■ THE REQUEST:
The required output consists solely of the lines from the top of the listing through the line containing "const zeroLines = [0];", transcribed exactly.

■ SOURCE EXCERPT:

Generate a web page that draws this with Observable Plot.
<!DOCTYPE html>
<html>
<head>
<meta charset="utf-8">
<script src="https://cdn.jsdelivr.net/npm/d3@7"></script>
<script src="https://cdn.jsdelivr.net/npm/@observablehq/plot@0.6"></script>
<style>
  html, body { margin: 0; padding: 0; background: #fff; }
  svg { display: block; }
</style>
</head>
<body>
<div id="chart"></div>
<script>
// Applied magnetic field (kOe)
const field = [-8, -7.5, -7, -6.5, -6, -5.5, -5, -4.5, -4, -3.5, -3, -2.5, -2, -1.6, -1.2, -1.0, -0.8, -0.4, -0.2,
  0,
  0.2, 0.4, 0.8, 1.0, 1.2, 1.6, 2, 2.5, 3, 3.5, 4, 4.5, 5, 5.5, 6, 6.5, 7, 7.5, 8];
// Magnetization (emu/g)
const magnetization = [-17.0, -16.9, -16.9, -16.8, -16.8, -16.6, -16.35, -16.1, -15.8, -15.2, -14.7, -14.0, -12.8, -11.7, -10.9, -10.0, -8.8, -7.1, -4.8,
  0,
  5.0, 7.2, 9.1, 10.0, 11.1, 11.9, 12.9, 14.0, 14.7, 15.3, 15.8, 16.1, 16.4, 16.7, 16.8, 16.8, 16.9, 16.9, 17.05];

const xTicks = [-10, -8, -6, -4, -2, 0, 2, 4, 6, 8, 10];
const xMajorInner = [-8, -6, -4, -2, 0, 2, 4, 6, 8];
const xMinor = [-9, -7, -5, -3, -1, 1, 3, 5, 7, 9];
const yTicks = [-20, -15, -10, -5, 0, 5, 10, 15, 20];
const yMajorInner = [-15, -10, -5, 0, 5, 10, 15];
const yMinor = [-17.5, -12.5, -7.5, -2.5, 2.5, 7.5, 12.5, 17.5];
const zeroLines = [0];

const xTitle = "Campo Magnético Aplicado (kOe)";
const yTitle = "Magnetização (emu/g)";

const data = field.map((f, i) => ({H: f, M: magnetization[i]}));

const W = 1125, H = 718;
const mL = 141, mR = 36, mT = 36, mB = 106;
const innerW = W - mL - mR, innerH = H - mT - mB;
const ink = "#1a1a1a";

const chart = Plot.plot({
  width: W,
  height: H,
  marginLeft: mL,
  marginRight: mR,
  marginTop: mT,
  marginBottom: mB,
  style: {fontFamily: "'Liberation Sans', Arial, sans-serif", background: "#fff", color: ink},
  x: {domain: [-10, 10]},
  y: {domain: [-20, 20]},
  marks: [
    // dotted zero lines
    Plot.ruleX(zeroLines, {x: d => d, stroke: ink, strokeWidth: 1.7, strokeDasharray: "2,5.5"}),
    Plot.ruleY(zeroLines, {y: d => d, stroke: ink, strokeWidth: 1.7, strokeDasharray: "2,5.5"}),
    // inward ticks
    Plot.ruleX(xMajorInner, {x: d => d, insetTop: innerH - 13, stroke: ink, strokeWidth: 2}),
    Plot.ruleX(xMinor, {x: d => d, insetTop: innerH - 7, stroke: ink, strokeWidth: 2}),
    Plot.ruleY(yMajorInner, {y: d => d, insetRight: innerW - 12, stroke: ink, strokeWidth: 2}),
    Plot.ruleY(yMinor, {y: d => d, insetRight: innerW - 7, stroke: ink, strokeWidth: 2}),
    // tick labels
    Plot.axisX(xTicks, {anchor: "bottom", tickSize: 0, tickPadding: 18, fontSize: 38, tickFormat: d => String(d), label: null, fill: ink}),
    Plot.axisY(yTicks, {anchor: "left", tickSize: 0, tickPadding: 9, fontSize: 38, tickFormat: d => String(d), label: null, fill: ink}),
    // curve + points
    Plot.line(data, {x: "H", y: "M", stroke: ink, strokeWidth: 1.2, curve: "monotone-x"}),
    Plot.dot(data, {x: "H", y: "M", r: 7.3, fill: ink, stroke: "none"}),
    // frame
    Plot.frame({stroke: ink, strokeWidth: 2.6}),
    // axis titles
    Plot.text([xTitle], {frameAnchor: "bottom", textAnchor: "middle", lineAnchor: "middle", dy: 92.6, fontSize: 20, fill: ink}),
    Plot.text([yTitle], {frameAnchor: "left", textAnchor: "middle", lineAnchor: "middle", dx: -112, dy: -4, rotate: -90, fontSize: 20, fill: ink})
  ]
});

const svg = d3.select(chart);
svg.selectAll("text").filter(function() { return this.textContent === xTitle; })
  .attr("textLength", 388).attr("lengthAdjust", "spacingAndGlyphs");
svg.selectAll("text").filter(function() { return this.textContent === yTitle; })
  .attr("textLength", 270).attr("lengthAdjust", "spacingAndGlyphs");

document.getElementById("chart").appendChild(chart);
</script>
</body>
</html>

■ FINAL ANSWER:
Generate a web page that draws this with Observable Plot.
<!DOCTYPE html>
<html>
<head>
<meta charset="utf-8">
<script src="https://cdn.jsdelivr.net/npm/d3@7"></script>
<script src="https://cdn.jsdelivr.net/npm/@observablehq/plot@0.6"></script>
<style>
  html, body { margin: 0; padding: 0; background: #fff; }
  svg { display: block; }
</style>
</head>
<body>
<div id="chart"></div>
<script>
// Applied magnetic field (kOe)
const field = [-8, -7.5, -7, -6.5, -6, -5.5, -5, -4.5, -4, -3.5, -3, -2.5, -2, -1.6, -1.2, -1.0, -0.8, -0.4, -0.2,
  0,
  0.2, 0.4, 0.8, 1.0, 1.2, 1.6, 2, 2.5, 3, 3.5, 4, 4.5, 5, 5.5, 6, 6.5, 7, 7.5, 8];
// Magnetization (emu/g)
const magnetization = [-17.0, -16.9, -16.9, -16.8, -16.8, -16.6, -16.35, -16.1, -15.8, -15.2, -14.7, -14.0, -12.8, -11.7, -10.9, -10.0, -8.8, -7.1, -4.8,
  0,
  5.0, 7.2, 9.1, 10.0, 11.1, 11.9, 12.9, 14.0, 14.7, 15.3, 15.8, 16.1, 16.4, 16.7, 16.8, 16.8, 16.9, 16.9, 17.05];

const xTicks = [-10, -8, -6, -4, -2, 0, 2, 4, 6, 8, 10];
const xMajorInner = [-8, -6, -4, -2, 0, 2, 4, 6, 8];
const xMinor = [-9, -7, -5, -3, -1, 1, 3, 5, 7, 9];
const yTicks = [-20, -15, -10, -5, 0, 5, 10, 15, 20];
const yMajorInner = [-15, -10, -5, 0, 5, 10, 15];
const yMinor = [-17.5, -12.5, -7.5, -2.5, 2.5, 7.5, 12.5, 17.5];
const zeroLines = [0];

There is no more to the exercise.